Still, pinning down voters can be hard at the fluid center of the ideological spectrum. “Some people are genuinely moderate, in the sense that on most issues they hold moderate positions,” William Mayer, a political scientist at Northwestern University who has studied swing voters, said in an interview. “There are some people who are moderates because they have relatively strong feelings about a lot of issues, but those issues kind of cancel out.”

What, then, would moderate voters actually like the next president to accomplish? By wide margins, Democratic primary voters tend to tell pollsters that they would prefer a candidate who will take a new and different approach from former President Barack Obama. But moderate and conservative Democrats are more evenly split, with much greater numbers saying they’d like to return to the way things were four years ago.

This is driven in part by black moderates’ allegiance to Mr. Obama’s legacy, pointing to a possible source of durability for Mr. Biden’s support among the crucial, African-American portion of his base.

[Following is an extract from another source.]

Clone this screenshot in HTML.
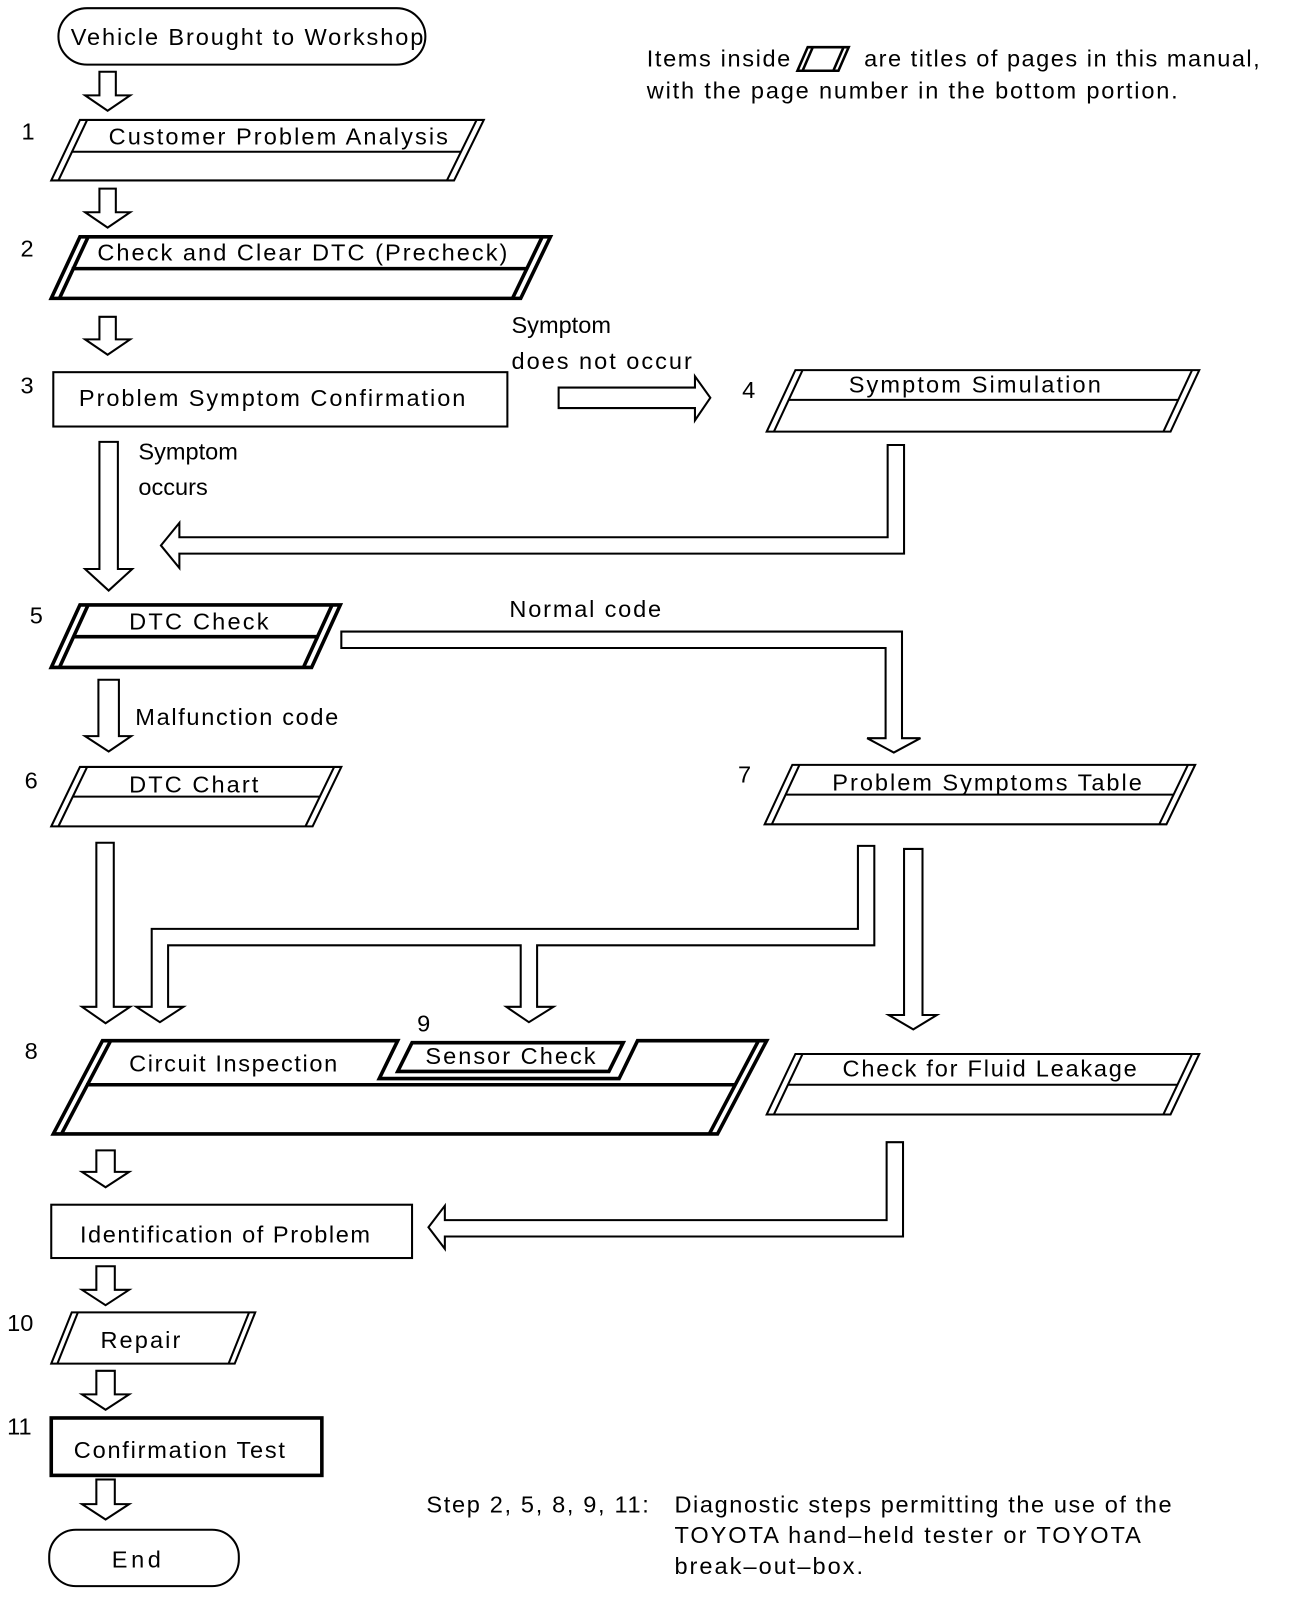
<!DOCTYPE html>
<html><head><meta charset="utf-8"><style>
html,body{margin:0;padding:0;background:#fff;}
svg{display:block;}
text{font-family:"Liberation Sans",Arial,sans-serif;font-size:23px;fill:#000;}
</style></head><body>
<svg width="1312" height="1622" viewBox="0 0 1280 1582" preserveAspectRatio="none" xmlns="http://www.w3.org/2000/svg">
<g fill="#fff" stroke="#000" stroke-width="2" stroke-linejoin="miter">
<!-- Vehicle -->
<rect x="57" y="8" width="358" height="55" rx="28"/>
<!-- arrows down (small) -->
<polygon points="97,70 113,70 113,93 127,93 105,108 83,93 97,93"/>
<polygon points="97,184 113,184 113,207 127,207 105,222 83,207 97,207"/>
<polygon points="97,309 113,309 113,331 127,331 105,346 83,331 97,331"/>
<!-- Para1 -->
<polygon points="78,117 472,117 443,176 50,176"/>
<line x1="85" y1="117" x2="57" y2="176"/><line x1="465" y1="117" x2="436" y2="176"/>
<line x1="70" y1="148" x2="450" y2="148"/>
<!-- Para2 thick -->
<g stroke-width="3.5">
<polygon points="78,231 537,231 508,291 50,291"/>
<line x1="86" y1="231" x2="58" y2="291"/><line x1="529" y1="231" x2="500" y2="291"/>
<line x1="70" y1="262" x2="515" y2="262"/>
</g>
<!-- Rect3 -->
<rect x="52" y="363" width="443" height="53"/>
<!-- right arrow -->
<polygon points="545,378 678,378 678,367 693,388 678,410 678,398 545,398"/>
<!-- Para4 -->
<polygon points="776,361 1170,361 1142,421 748,421"/>
<line x1="783" y1="361" x2="755" y2="421"/><line x1="1163" y1="361" x2="1135" y2="421"/>
<line x1="769" y1="390" x2="1150" y2="390"/>
<!-- return arrow from 4 -->
<polygon points="866,434 882,434 882,540 175,540 175,554 157,532 175,510 175,524 866,524"/>
<!-- down arrow 3 -> 5 -->
<polygon points="97,431 115,431 115,555 129,555 106,576 83,555 97,555"/>
<!-- Para5 thick -->
<g stroke-width="3.5">
<polygon points="78,590 332,590 304,651 50,651"/>
<line x1="86" y1="590" x2="58" y2="651"/><line x1="324" y1="590" x2="296" y2="651"/>
<line x1="71" y1="621" x2="311" y2="621"/>
</g>
<!-- normal code arrow -->
<polygon points="333,616 880,616 880,720 898,720 872,734 846,720 864,720 864,632 333,632"/>
<!-- 5 -> 6 -->
<polygon points="96,663 116,663 116,718 128,718 106,733 83,718 96,718"/>
<!-- Para6 -->
<polygon points="78,748 333,748 305,806 50,806"/>
<line x1="85" y1="748" x2="57" y2="806"/><line x1="326" y1="748" x2="298" y2="806"/>
<line x1="71" y1="777" x2="312" y2="777"/>
<!-- Para7 -->
<polygon points="773,746 1166,746 1138,804 746,804"/>
<line x1="780" y1="746" x2="753" y2="804"/><line x1="1159" y1="746" x2="1131" y2="804"/>
<line x1="767" y1="775" x2="1145" y2="775"/>
<!-- 6 -> 8 -->
<polygon points="94,822 111,822 111,982 127,982 103,998 80,982 94,982"/>
<!-- 7 branch -->
<polygon points="837,825 853,825 853,922 524,922 524,982 540,982 516,997 494,982 508,982 508,922 164,922 164,982 179,982 156,997 133,982 148,982 148,906 837,906"/>
<!-- 7 -> fluid -->
<polygon points="882,828 900,828 900,990 914,990 891,1004 867,990 882,990"/>
<!-- Para8 -->
<g stroke-width="3.5">
<polygon points="100,1015 388,1015 370,1052 604,1052 622,1015 748,1015 700,1106 52,1106"/>
<line x1="108" y1="1015" x2="60" y2="1106"/><line x1="740" y1="1015" x2="692" y2="1106"/>
<line x1="84" y1="1058" x2="718" y2="1058"/>
<polygon points="402,1017 608,1017 594,1045 388,1045"/>
</g>
<!-- fluid -->
<polygon points="776,1028 1170,1028 1142,1087 748,1087"/>
<line x1="783" y1="1028" x2="755" y2="1087"/><line x1="1163" y1="1028" x2="1135" y2="1087"/>
<line x1="769" y1="1058" x2="1149" y2="1058"/>
<!-- 8 -> ID -->
<polygon points="94,1122 112,1122 112,1143 126,1143 103,1158 80,1143 94,1143"/>
<!-- ID rect -->
<rect x="50" y="1175" width="352" height="52"/>
<!-- return from fluid -->
<polygon points="865,1114 881,1114 881,1206 434,1206 434,1218 418,1197 434,1176 434,1190 865,1190"/>
<!-- ID -> repair -->
<polygon points="94,1235 112,1235 112,1258 126,1258 103,1273 80,1258 94,1258"/>
<!-- repair -->
<polygon points="70,1280 249,1280 229,1330 50,1330"/>
<line x1="76" y1="1280" x2="56" y2="1330"/><line x1="243" y1="1280" x2="223" y2="1330"/>
<!-- -> confirmation -->
<polygon points="94,1337 112,1337 112,1360 126,1360 103,1375 80,1360 94,1360"/>
<rect x="50" y="1383" width="264" height="56" stroke-width="3.5"/>
<polygon points="94,1443 112,1443 112,1467 126,1467 103,1482 80,1467 94,1467"/>
<rect x="48" y="1492" width="185" height="55" rx="26"/>
<!-- legend icon -->
<polygon points="788,46 828,46 818,69 778,69" stroke-width="2.5"/>
<line x1="793" y1="46" x2="783" y2="69" stroke-width="2.5"/><line x1="823" y1="46" x2="813" y2="69" stroke-width="2.5"/>
</g>
<g>
<text x="69" y="44" textLength="344">Vehicle Brought to Workshop</text>
<text x="21" y="136">1</text>
<text x="106" y="141" textLength="331">Customer Problem Analysis</text>
<text x="20" y="250">2</text>
<text x="95" y="254" textLength="400">Check and Clear DTC (Precheck)</text>
<text x="20" y="384">3</text>
<text x="77" y="396" textLength="377">Problem Symptom Confirmation</text>
<text x="499" y="325">Symptom</text>
<text x="499" y="360" textLength="176">does not occur</text>
<text x="724" y="388">4</text>
<text x="828" y="383" textLength="246">Symptom Simulation</text>
<text x="135" y="448">Symptom</text>
<text x="135" y="483">occurs</text>
<text x="29" y="608">5</text>
<text x="126" y="614" textLength="136">DTC Check</text>
<text x="497" y="602" textLength="148">Normal code</text>
<text x="132" y="707" textLength="198">Malfunction code</text>
<text x="24" y="769">6</text>
<text x="126" y="773" textLength="126">DTC Chart</text>
<text x="720" y="763">7</text>
<text x="812" y="771" textLength="302">Problem Symptoms Table</text>
<text x="407" y="1006">9</text>
<text x="24" y="1033">8</text>
<text x="126" y="1045" textLength="203">Circuit Inspection</text>
<text x="415" y="1038" textLength="166">Sensor Check</text>
<text x="822" y="1050" textLength="287">Check for Fluid Leakage</text>
<text x="78" y="1212" textLength="283">Identification of Problem</text>
<text x="7" y="1298">10</text>
<text x="98" y="1315" textLength="78">Repair</text>
<text x="7" y="1399">11</text>
<text x="72" y="1422" textLength="206">Confirmation Test</text>
<text x="109" y="1529" textLength="48">End</text>
<text x="631" y="65" textLength="140">Items inside</text>
<text x="843" y="65" textLength="386">are titles of pages in this manual,</text>
<text x="631" y="96" textLength="518">with the page number in the bottom portion.</text>
<text x="416" y="1475" textLength="217">Step 2, 5, 8, 9, 11:</text>
<text x="658" y="1475" textLength="485">Diagnostic steps permitting the use of the</text>
<text x="658" y="1505" textLength="455">TOYOTA hand–held tester or TOYOTA</text>
<text x="658" y="1535" textLength="184">break–out–box.</text>
</g>
</svg>
</body></html>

And it also points to the changing demographics of the moderate vote itself. As the white Democratic electorate has grown more liberal and more highly educated, the party’s moderate bloc has become increasingly diverse. For the first time ever, moderate and conservative Democrats are now roughly as likely to be nonwhite as they are to be white.

Even among younger voters, people of color are less likely to call themselves very liberal than their white counterparts.

Black voters are expected to make up a quarter of all Democratic primary voters next year, a higher share than ever before — and in the 2016 Democratic primaries, half of black voters identified as moderate or conservative. About two-fifths of Latino voters did.

Latino voters have grown more solidly Democratic in recent decades, and they are expanding as a voting bloc: The number of new Latino voters registering rose threefold between 2014 and 2018, according to an analysis by Voto Latino, a media and advocacy group for Latino voters. Pew has predicted that Hispanics will make up the largest nonwhite group of voters in 2020.

Meanwhile, white voters without college degrees — who are the most likely white voters to call themselves moderate — are increasingly defecting to Mr. Trump’s Republican Party. If trends continue, they may make up less than a quarter of the Democratic primary electorate next year.

There are other potential misconceptions about moderate voters to dispel. Just because they are less ideological does not mean moderates are less engaged: In a Quinnipiac University poll last month, three in five moderate and conservative Democratic voters said they were paying close attention to the campaign — slightly higher than the share of liberal Democrats.

And while many young people do identify as liberals, it is in fact voters under 50 who are most likely to say they are moderate.